-- COLLECTED DATA --

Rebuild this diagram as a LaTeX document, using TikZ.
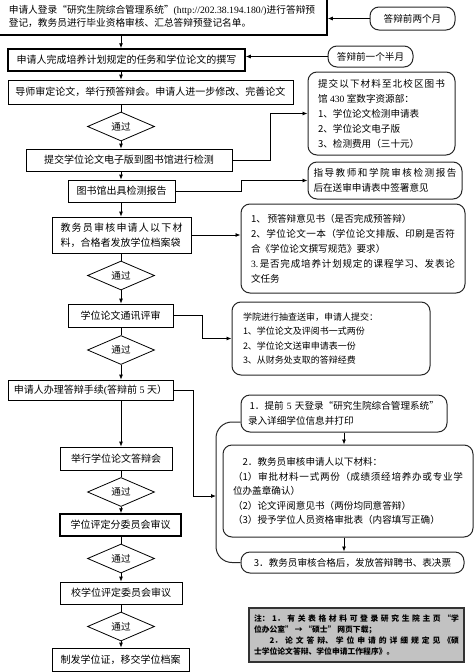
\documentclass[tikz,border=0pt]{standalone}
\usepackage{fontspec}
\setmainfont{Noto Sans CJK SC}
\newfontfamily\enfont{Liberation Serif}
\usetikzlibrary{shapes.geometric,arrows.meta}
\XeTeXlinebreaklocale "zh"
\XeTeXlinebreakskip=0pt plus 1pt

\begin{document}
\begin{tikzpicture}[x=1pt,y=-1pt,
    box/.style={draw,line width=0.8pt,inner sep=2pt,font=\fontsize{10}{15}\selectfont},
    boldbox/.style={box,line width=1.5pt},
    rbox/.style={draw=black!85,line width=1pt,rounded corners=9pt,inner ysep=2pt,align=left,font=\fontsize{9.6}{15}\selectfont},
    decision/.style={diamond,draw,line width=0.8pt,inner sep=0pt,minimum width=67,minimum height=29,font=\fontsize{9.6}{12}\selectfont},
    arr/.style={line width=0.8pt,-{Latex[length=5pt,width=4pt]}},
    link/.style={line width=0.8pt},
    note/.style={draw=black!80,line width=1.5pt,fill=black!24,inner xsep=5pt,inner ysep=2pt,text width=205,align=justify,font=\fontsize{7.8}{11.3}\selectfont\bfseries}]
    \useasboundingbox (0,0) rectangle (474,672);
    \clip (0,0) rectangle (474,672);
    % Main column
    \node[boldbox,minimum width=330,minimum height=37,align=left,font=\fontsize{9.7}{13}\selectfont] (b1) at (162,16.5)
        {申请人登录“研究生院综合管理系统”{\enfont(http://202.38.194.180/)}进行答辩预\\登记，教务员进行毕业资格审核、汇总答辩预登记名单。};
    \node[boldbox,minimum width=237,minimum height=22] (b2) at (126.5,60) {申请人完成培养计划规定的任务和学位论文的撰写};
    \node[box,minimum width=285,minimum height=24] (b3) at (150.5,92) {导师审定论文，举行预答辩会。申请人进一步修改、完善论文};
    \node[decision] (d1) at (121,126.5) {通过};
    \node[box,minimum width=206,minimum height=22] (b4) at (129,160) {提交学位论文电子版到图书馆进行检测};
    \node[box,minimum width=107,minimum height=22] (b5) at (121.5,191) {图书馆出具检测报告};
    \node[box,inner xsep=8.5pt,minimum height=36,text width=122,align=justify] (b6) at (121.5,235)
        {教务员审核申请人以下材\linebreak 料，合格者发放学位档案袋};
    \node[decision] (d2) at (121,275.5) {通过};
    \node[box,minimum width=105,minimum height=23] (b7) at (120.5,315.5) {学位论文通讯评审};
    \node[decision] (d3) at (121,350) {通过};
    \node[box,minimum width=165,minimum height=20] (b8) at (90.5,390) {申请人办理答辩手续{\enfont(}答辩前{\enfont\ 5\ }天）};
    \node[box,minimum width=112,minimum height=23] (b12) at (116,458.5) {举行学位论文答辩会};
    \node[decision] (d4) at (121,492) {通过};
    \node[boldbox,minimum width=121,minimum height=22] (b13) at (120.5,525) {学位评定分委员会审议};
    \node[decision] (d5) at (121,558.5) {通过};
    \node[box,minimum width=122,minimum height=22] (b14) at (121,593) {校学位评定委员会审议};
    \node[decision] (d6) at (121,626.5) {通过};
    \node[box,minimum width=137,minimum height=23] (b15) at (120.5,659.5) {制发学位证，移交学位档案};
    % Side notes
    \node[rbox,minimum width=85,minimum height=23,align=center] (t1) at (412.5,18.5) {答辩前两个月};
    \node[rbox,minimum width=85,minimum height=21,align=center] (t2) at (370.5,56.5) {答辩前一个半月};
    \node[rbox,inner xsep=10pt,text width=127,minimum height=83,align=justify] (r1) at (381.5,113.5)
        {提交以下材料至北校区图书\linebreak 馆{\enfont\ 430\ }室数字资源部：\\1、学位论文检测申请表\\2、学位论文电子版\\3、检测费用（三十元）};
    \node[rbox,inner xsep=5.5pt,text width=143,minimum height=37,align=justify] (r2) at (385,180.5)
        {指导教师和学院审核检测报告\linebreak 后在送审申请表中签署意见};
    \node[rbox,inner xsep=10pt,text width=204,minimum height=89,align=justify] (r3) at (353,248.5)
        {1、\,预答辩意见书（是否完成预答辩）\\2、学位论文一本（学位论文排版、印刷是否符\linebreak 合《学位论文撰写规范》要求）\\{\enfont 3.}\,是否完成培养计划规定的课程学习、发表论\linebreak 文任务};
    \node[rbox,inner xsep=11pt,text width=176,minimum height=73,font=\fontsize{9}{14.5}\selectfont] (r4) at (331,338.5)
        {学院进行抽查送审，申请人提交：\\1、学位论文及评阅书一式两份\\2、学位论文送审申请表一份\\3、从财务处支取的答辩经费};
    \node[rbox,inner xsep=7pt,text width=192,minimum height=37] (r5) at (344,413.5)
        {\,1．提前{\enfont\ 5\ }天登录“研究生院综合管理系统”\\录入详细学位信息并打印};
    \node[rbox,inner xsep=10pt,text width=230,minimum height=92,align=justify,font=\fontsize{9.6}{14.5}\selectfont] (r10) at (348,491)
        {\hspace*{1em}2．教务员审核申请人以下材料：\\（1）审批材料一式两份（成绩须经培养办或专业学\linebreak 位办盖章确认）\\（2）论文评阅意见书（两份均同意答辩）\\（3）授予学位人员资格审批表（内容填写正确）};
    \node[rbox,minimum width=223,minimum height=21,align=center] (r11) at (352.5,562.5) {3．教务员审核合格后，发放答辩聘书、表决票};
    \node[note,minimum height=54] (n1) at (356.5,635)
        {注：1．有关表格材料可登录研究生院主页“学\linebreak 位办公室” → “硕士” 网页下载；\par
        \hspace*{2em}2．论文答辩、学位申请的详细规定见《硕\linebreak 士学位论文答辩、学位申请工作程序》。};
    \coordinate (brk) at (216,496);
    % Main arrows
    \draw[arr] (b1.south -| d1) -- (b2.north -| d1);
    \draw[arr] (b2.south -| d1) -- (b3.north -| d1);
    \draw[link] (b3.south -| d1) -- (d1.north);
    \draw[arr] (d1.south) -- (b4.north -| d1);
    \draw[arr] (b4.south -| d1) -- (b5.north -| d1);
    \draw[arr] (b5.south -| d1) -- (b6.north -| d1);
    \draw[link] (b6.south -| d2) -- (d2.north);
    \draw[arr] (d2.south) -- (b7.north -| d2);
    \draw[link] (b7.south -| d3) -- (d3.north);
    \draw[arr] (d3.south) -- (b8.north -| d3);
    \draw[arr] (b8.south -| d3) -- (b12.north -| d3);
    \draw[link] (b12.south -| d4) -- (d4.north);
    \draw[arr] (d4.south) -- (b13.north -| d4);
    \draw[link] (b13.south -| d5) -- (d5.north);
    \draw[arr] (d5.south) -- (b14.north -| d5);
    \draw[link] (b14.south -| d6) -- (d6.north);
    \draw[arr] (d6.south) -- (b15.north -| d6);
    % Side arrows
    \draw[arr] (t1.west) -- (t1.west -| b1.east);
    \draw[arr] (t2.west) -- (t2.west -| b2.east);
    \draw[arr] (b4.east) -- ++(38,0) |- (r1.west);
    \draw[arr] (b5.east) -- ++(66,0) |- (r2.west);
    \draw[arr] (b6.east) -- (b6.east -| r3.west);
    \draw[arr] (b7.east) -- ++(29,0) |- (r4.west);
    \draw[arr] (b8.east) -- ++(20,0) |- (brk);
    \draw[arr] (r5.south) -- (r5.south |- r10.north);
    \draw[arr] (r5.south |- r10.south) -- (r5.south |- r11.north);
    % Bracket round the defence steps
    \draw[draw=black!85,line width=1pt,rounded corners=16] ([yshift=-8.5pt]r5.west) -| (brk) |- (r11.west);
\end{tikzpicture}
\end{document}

-- STATED GOAL --
Print the complete listing exactly as it stands, without its pictures.

-- RESULT FOR THIS TASK --
Rebuild this diagram as a LaTeX document, using TikZ.
\documentclass[tikz,border=0pt]{standalone}
\usepackage{fontspec}
\setmainfont{Noto Sans CJK SC}
\newfontfamily\enfont{Liberation Serif}
\usetikzlibrary{shapes.geometric,arrows.meta}
\XeTeXlinebreaklocale "zh"
\XeTeXlinebreakskip=0pt plus 1pt

\begin{document}
\begin{tikzpicture}[x=1pt,y=-1pt,
    box/.style={draw,line width=0.8pt,inner sep=2pt,font=\fontsize{10}{15}\selectfont},
    boldbox/.style={box,line width=1.5pt},
    rbox/.style={draw=black!85,line width=1pt,rounded corners=9pt,inner ysep=2pt,align=left,font=\fontsize{9.6}{15}\selectfont},
    decision/.style={diamond,draw,line width=0.8pt,inner sep=0pt,minimum width=67,minimum height=29,font=\fontsize{9.6}{12}\selectfont},
    arr/.style={line width=0.8pt,-{Latex[length=5pt,width=4pt]}},
    link/.style={line width=0.8pt},
    note/.style={draw=black!80,line width=1.5pt,fill=black!24,inner xsep=5pt,inner ysep=2pt,text width=205,align=justify,font=\fontsize{7.8}{11.3}\selectfont\bfseries}]
    \useasboundingbox (0,0) rectangle (474,672);
    \clip (0,0) rectangle (474,672);
    % Main column
    \node[boldbox,minimum width=330,minimum height=37,align=left,font=\fontsize{9.7}{13}\selectfont] (b1) at (162,16.5)
        {申请人登录“研究生院综合管理系统”{\enfont(http://202.38.194.180/)}进行答辩预\\登记，教务员进行毕业资格审核、汇总答辩预登记名单。};
    \node[boldbox,minimum width=237,minimum height=22] (b2) at (126.5,60) {申请人完成培养计划规定的任务和学位论文的撰写};
    \node[box,minimum width=285,minimum height=24] (b3) at (150.5,92) {导师审定论文，举行预答辩会。申请人进一步修改、完善论文};
    \node[decision] (d1) at (121,126.5) {通过};
    \node[box,minimum width=206,minimum height=22] (b4) at (129,160) {提交学位论文电子版到图书馆进行检测};
    \node[box,minimum width=107,minimum height=22] (b5) at (121.5,191) {图书馆出具检测报告};
    \node[box,inner xsep=8.5pt,minimum height=36,text width=122,align=justify] (b6) at (121.5,235)
        {教务员审核申请人以下材\linebreak 料，合格者发放学位档案袋};
    \node[decision] (d2) at (121,275.5) {通过};
    \node[box,minimum width=105,minimum height=23] (b7) at (120.5,315.5) {学位论文通讯评审};
    \node[decision] (d3) at (121,350) {通过};
    \node[box,minimum width=165,minimum height=20] (b8) at (90.5,390) {申请人办理答辩手续{\enfont(}答辩前{\enfont\ 5\ }天）};
    \node[box,minimum width=112,minimum height=23] (b12) at (116,458.5) {举行学位论文答辩会};
    \node[decision] (d4) at (121,492) {通过};
    \node[boldbox,minimum width=121,minimum height=22] (b13) at (120.5,525) {学位评定分委员会审议};
    \node[decision] (d5) at (121,558.5) {通过};
    \node[box,minimum width=122,minimum height=22] (b14) at (121,593) {校学位评定委员会审议};
    \node[decision] (d6) at (121,626.5) {通过};
    \node[box,minimum width=137,minimum height=23] (b15) at (120.5,659.5) {制发学位证，移交学位档案};
    % Side notes
    \node[rbox,minimum width=85,minimum height=23,align=center] (t1) at (412.5,18.5) {答辩前两个月};
    \node[rbox,minimum width=85,minimum height=21,align=center] (t2) at (370.5,56.5) {答辩前一个半月};
    \node[rbox,inner xsep=10pt,text width=127,minimum height=83,align=justify] (r1) at (381.5,113.5)
        {提交以下材料至北校区图书\linebreak 馆{\enfont\ 430\ }室数字资源部：\\1、学位论文检测申请表\\2、学位论文电子版\\3、检测费用（三十元）};
    \node[rbox,inner xsep=5.5pt,text width=143,minimum height=37,align=justify] (r2) at (385,180.5)
        {指导教师和学院审核检测报告\linebreak 后在送审申请表中签署意见};
    \node[rbox,inner xsep=10pt,text width=204,minimum height=89,align=justify] (r3) at (353,248.5)
        {1、\,预答辩意见书（是否完成预答辩）\\2、学位论文一本（学位论文排版、印刷是否符\linebreak 合《学位论文撰写规范》要求）\\{\enfont 3.}\,是否完成培养计划规定的课程学习、发表论\linebreak 文任务};
    \node[rbox,inner xsep=11pt,text width=176,minimum height=73,font=\fontsize{9}{14.5}\selectfont] (r4) at (331,338.5)
        {学院进行抽查送审，申请人提交：\\1、学位论文及评阅书一式两份\\2、学位论文送审申请表一份\\3、从财务处支取的答辩经费};
    \node[rbox,inner xsep=7pt,text width=192,minimum height=37] (r5) at (344,413.5)
        {\,1．提前{\enfont\ 5\ }天登录“研究生院综合管理系统”\\录入详细学位信息并打印};
    \node[rbox,inner xsep=10pt,text width=230,minimum height=92,align=justify,font=\fontsize{9.6}{14.5}\selectfont] (r10) at (348,491)
        {\hspace*{1em}2．教务员审核申请人以下材料：\\（1）审批材料一式两份（成绩须经培养办或专业学\linebreak 位办盖章确认）\\（2）论文评阅意见书（两份均同意答辩）\\（3）授予学位人员资格审批表（内容填写正确）};
    \node[rbox,minimum width=223,minimum height=21,align=center] (r11) at (352.5,562.5) {3．教务员审核合格后，发放答辩聘书、表决票};
    \node[note,minimum height=54] (n1) at (356.5,635)
        {注：1．有关表格材料可登录研究生院主页“学\linebreak 位办公室” → “硕士” 网页下载；\par
        \hspace*{2em}2．论文答辩、学位申请的详细规定见《硕\linebreak 士学位论文答辩、学位申请工作程序》。};
    \coordinate (brk) at (216,496);
    % Main arrows
    \draw[arr] (b1.south -| d1) -- (b2.north -| d1);
    \draw[arr] (b2.south -| d1) -- (b3.north -| d1);
    \draw[link] (b3.south -| d1) -- (d1.north);
    \draw[arr] (d1.south) -- (b4.north -| d1);
    \draw[arr] (b4.south -| d1) -- (b5.north -| d1);
    \draw[arr] (b5.south -| d1) -- (b6.north -| d1);
    \draw[link] (b6.south -| d2) -- (d2.north);
    \draw[arr] (d2.south) -- (b7.north -| d2);
    \draw[link] (b7.south -| d3) -- (d3.north);
    \draw[arr] (d3.south) -- (b8.north -| d3);
    \draw[arr] (b8.south -| d3) -- (b12.north -| d3);
    \draw[link] (b12.south -| d4) -- (d4.north);
    \draw[arr] (d4.south) -- (b13.north -| d4);
    \draw[link] (b13.south -| d5) -- (d5.north);
    \draw[arr] (d5.south) -- (b14.north -| d5);
    \draw[link] (b14.south -| d6) -- (d6.north);
    \draw[arr] (d6.south) -- (b15.north -| d6);
    % Side arrows
    \draw[arr] (t1.west) -- (t1.west -| b1.east);
    \draw[arr] (t2.west) -- (t2.west -| b2.east);
    \draw[arr] (b4.east) -- ++(38,0) |- (r1.west);
    \draw[arr] (b5.east) -- ++(66,0) |- (r2.west);
    \draw[arr] (b6.east) -- (b6.east -| r3.west);
    \draw[arr] (b7.east) -- ++(29,0) |- (r4.west);
    \draw[arr] (b8.east) -- ++(20,0) |- (brk);
    \draw[arr] (r5.south) -- (r5.south |- r10.north);
    \draw[arr] (r5.south |- r10.south) -- (r5.south |- r11.north);
    % Bracket round the defence steps
    \draw[draw=black!85,line width=1pt,rounded corners=16] ([yshift=-8.5pt]r5.west) -| (brk) |- (r11.west);
\end{tikzpicture}
\end{document}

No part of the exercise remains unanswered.